US Coins

Die states matter in determining coin value

Making Moderns column from Sept. 12, 2016, weekly issue of Coin World:

The first copper-nickel clad half dollars were struck in 1971, with 155 million coined at the Philadelphia Mint and a series high 302 million at the Denver Mint. They were saved in roll quantity, and intact original rolls can still be found today. As a result, coins grading Gem Uncirculated are relatively abundant. 

This description “Gem Uncircu­lated” is widely used to describe superior quality coins that were never used in commerce. It accords to Mint State 65 on the numerical grading scale used by the grading services.

Coins graded MS-65 will have full luster, few contact marks especially in focal areas and above average strike. It is this last feature — strike — that is the most variable among Gem Uncirculated half dollars of the 1970s and 1980s.

Desirous of getting as many copper-nickel clad half dollars into commerce as possible, the Mint accelerated production. In 1970, the U.S. Mint struck only 2 million half dollars, all at the Denver Mint. The Denver Mint increased that number by 150 times in the following year. 

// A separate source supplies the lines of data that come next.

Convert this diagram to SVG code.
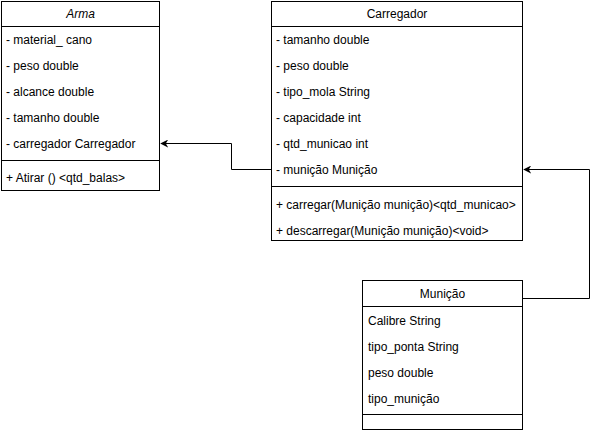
<svg xmlns="http://www.w3.org/2000/svg" width="599" height="431" viewBox="0 0 599 431">
<style>
.box{fill:#fff;stroke:#000;stroke-width:1}
.ln{stroke:#000;stroke-width:1;fill:none}
text{font-family:"Liberation Sans",Arial,sans-serif;font-size:12px;fill:#000}
.t{text-anchor:middle}
.i{font-style:italic}
.c{stroke:#000;stroke-width:1;fill:none}
</style>
<defs>
<marker id="arr" viewBox="0 0 10 10" refX="9" refY="5" markerWidth="8" markerHeight="8" markerUnits="userSpaceOnUse" orient="auto">
<path d="M0,0 L10,5 L0,10 L3,5 Z" fill="#000"/>
</marker>
</defs>
<g id="Arma">
<rect class="box" x="1.5" y="1.5" width="158" height="189"/>
<line class="ln" x1="1.5" y1="26.5" x2="159.5" y2="26.5"/>
<line class="ln" x1="1.5" y1="160.5" x2="159.5" y2="160.5"/>
<text class="t i" x="80.5" y="18">Arma</text>
<text x="6" y="44">- material_ cano</text>
<text x="6" y="70">- peso double</text>
<text x="6" y="96">- alcance double</text>
<text x="6" y="122">- tamanho double</text>
<text x="6" y="148">- carregador Carregador</text>
<text x="6" y="182">+ Atirar () &lt;qtd_balas&gt;</text>
</g>
<g id="Carregador">
<rect class="box" x="271.5" y="1.5" width="251" height="239"/>
<line class="ln" x1="271.5" y1="26.5" x2="522.5" y2="26.5"/>
<line class="ln" x1="271.5" y1="186.5" x2="522.5" y2="186.5"/>
<text class="t" x="397" y="18">Carregador</text>
<text x="276" y="44">- tamanho double</text>
<text x="276" y="70">- peso double</text>
<text x="276" y="96">- tipo_mola String</text>
<text x="276" y="122">- capacidade int</text>
<text x="276" y="148">- qtd_municao int</text>
<text x="276" y="174">- munição Munição</text>
<text x="276" y="209">+ carregar(Munição munição)&lt;qtd_municao&gt;</text>
<text x="276" y="235">+ descarregar(Munição munição)&lt;void&gt;</text>
</g>
<g id="Municao">
<rect class="box" x="362.5" y="280.5" width="160" height="149"/>
<line class="ln" x1="362.5" y1="306.5" x2="522.5" y2="306.5"/>
<line class="ln" x1="362.5" y1="414.5" x2="522.5" y2="414.5"/>
<text class="t" x="442.5" y="298">Munição</text>
<text x="368" y="325">Calibre String</text>
<text x="368" y="351">tipo_ponta String</text>
<text x="368" y="377">peso double</text>
<text x="368" y="403">tipo_munição</text>
</g>
<g id="connectors">
<path class="c" d="M271.5,169.5 H231.5 V143.5 H161" marker-end="url(#arr)"/>
<path class="c" d="M522.5,298.5 H589.5 V169.5 H524" marker-end="url(#arr)"/>
</g>
</svg>
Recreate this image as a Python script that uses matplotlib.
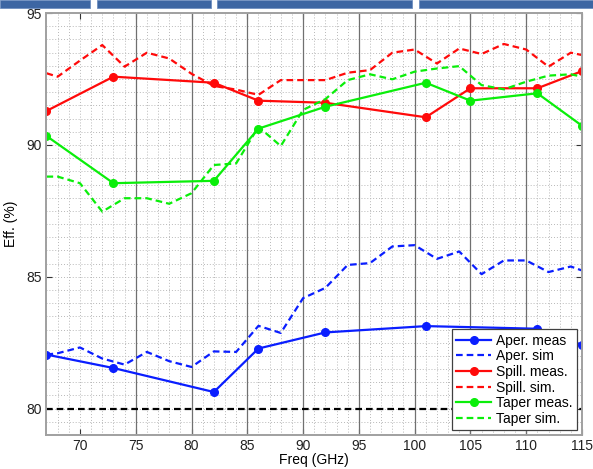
import matplotlib
matplotlib.use("Agg")
import matplotlib.pyplot as plt
from matplotlib.patches import Rectangle

plt.rcParams['font.family'] = ['Liberation Sans', 'DejaVu Sans']

# ---- data ----
meas_freq = [67, 73, 82, 86, 92, 101, 105, 111, 115]
aper_meas_freq = [67, 73, 82, 86, 92, 101, 111, 115]
aper_meas = [82.05, 81.54, 80.63, 82.28, 82.89, 83.13, 83.03, 82.42]
spill_meas = [91.29, 92.59, 92.36, 91.68, 91.60, 91.05, 92.15, 92.15, 92.80]
taper_meas = [90.34, 88.55, 88.64, 90.62, 91.45, 92.36, 91.68, 91.96, 90.73]

sim_freq = [67, 68, 70, 72, 74, 76, 78, 80, 82, 84, 86, 88, 90, 92, 94, 96,
            98, 100, 102, 104, 106, 108, 110, 112, 114, 115]
aper_sim = [82.05, 82.10, 82.32, 81.90, 81.67, 82.15, 81.80, 81.58, 82.17, 82.15,
            83.14, 82.87, 84.19, 84.58, 85.45, 85.52, 86.15, 86.20, 85.68, 85.96,
            85.10, 85.62, 85.62, 85.18, 85.39, 85.24]
spill_sim = [92.72, 92.59, 93.20, 93.79, 92.97, 93.50, 93.28, 92.70, 92.24, 92.10,
             91.90, 92.46, 92.46, 92.46, 92.74, 92.84, 93.50, 93.62, 93.09, 93.66,
             93.45, 93.83, 93.62, 92.97, 93.50, 93.41]
taper_sim = [88.80, 88.80, 88.55, 87.47, 87.98, 87.98, 87.77, 88.17, 89.24, 89.30,
             90.69, 89.96, 91.33, 91.74, 92.46, 92.68, 92.49, 92.78, 92.90, 92.99,
             92.27, 92.11, 92.40, 92.63, 92.68, 92.59]

ref_level = 80
x_ticks = [70, 75, 80, 85, 90, 95, 100, 105, 110, 115]
y_ticks = [80, 85, 90, 95]

BLUE = '#0a1eff'
RED = '#ff0a0a'
GREEN = '#0aee0a'

fig = plt.figure(figsize=(5.93, 4.69), dpi=100)
ax = fig.add_axes([0.0784, 0.0725, 0.903, 0.8995])

# header bars (slide decoration)
for x0, x1 in [(0, 90), (97, 211), (217, 412), (419, 593)]:
    fig.patches.append(Rectangle((x0 / 593, 1 - 8 / 469), (x1 - x0) / 593, 8 / 469,
                                 transform=fig.transFigure, facecolor='#3d66a3',
                                 edgecolor='#6f8fc0', lw=0.6))

ax.set_xlim(67, 115)
ax.set_ylim(79, 95)
ax.set_xticks(x_ticks)
ax.set_yticks(y_ticks)
ax.set_xticks(range(67, 116), minor=True)
ax.set_yticks([79 + 0.5 * i for i in range(33)], minor=True)
ax.grid(which='both', linestyle=(0, (1, 2)), color='#b8b8b8', lw=0.7)
ax.set_axisbelow(True)
for xv in range(75, 115, 5):
    ax.axvline(xv, color='#707070', lw=0.9, zorder=1)

dash = (0, (3, 1.8))
ax.axhline(ref_level, color='black', lw=1.6, linestyle=dash, zorder=2)

ax.plot(aper_meas_freq, aper_meas, '-o', color=BLUE, lw=1.6, ms=5.5, label='Aper. meas')
ax.plot(sim_freq, aper_sim, color=BLUE, lw=1.6, linestyle=dash, label='Aper. sim')
ax.plot(meas_freq, spill_meas, '-o', color=RED, lw=1.6, ms=5.5, label='Spill. meas.')
ax.plot(sim_freq, spill_sim, color=RED, lw=1.6, linestyle=dash, label='Spill. sim.')
ax.plot(meas_freq, taper_meas, '-o', color=GREEN, lw=1.6, ms=5.5, label='Taper meas.')
ax.plot(sim_freq, taper_sim, color=GREEN, lw=1.6, linestyle=dash, label='Taper sim.')

for s in ax.spines.values():
    s.set_color('#a0a0a0')
    s.set_linewidth(1.4)
ax.tick_params(axis='both', which='major', direction='in', length=4, color='#333333',
               labelsize=10, labelcolor='#222222', top=True, right=True)
ax.tick_params(axis='x', which='major', pad=3)
ax.tick_params(axis='both', which='minor', length=0)

ax.set_xlabel('Freq (GHz)', fontsize=10, labelpad=0)
ax.set_ylabel('Eff. (%)', fontsize=10, labelpad=6)

leg = ax.legend(loc='lower right', fontsize=10, frameon=True, fancybox=False,
                edgecolor='#404040', framealpha=1, handlelength=2.5, labelspacing=0.12,
                borderaxespad=0.35, borderpad=0.3, handletextpad=0.4)
leg.get_frame().set_linewidth(0.9)

fig.savefig('out.png', dpi=100)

Each set of dies was used to strike coins as long as possible, exceeding 200,000 coins per die pair. During use, dies wear and fatigue. Over time, the heat and pressure of coinage production distort and soften detail in dies; the coins they strike can be flat, with mushy or even absent detail.

Well-used dies, called late die state, can also impart an irregular texture to a coin’s fields. In extreme cases, at the periphery, legends become faint and fade into the rim.

Illustrated here are the obverses of two 1971-D half dollars, both graded MS-66. One is from relatively fresh dies. Its smooth, glossy surface and crisp detail are the markers of early die state. Note the hair detail, and sharpness of the letters. 

The other is from late state dies. Much of the hair detail, from Kennedy’s temple to crown, is worn away. A pebbly texture is visible in the fields and on the neck. One the reverse, the shield merges into the eagle’s neck, which lacks feather detail entirely. 

Because the latter coin is essentially free of marks, has a wonderful, original surface and full luster, the MS-66 grade is very appropriate. In fact, it is fully struck, just from late state dies.

Nonetheless, its soft appearance makes it less desirable; it traded in auction for a very modest $11. The comparable example from new dies traded for a robust $33. 

NGC price guide for the 1971-D Kennedy half dollar in MS-66 is $28.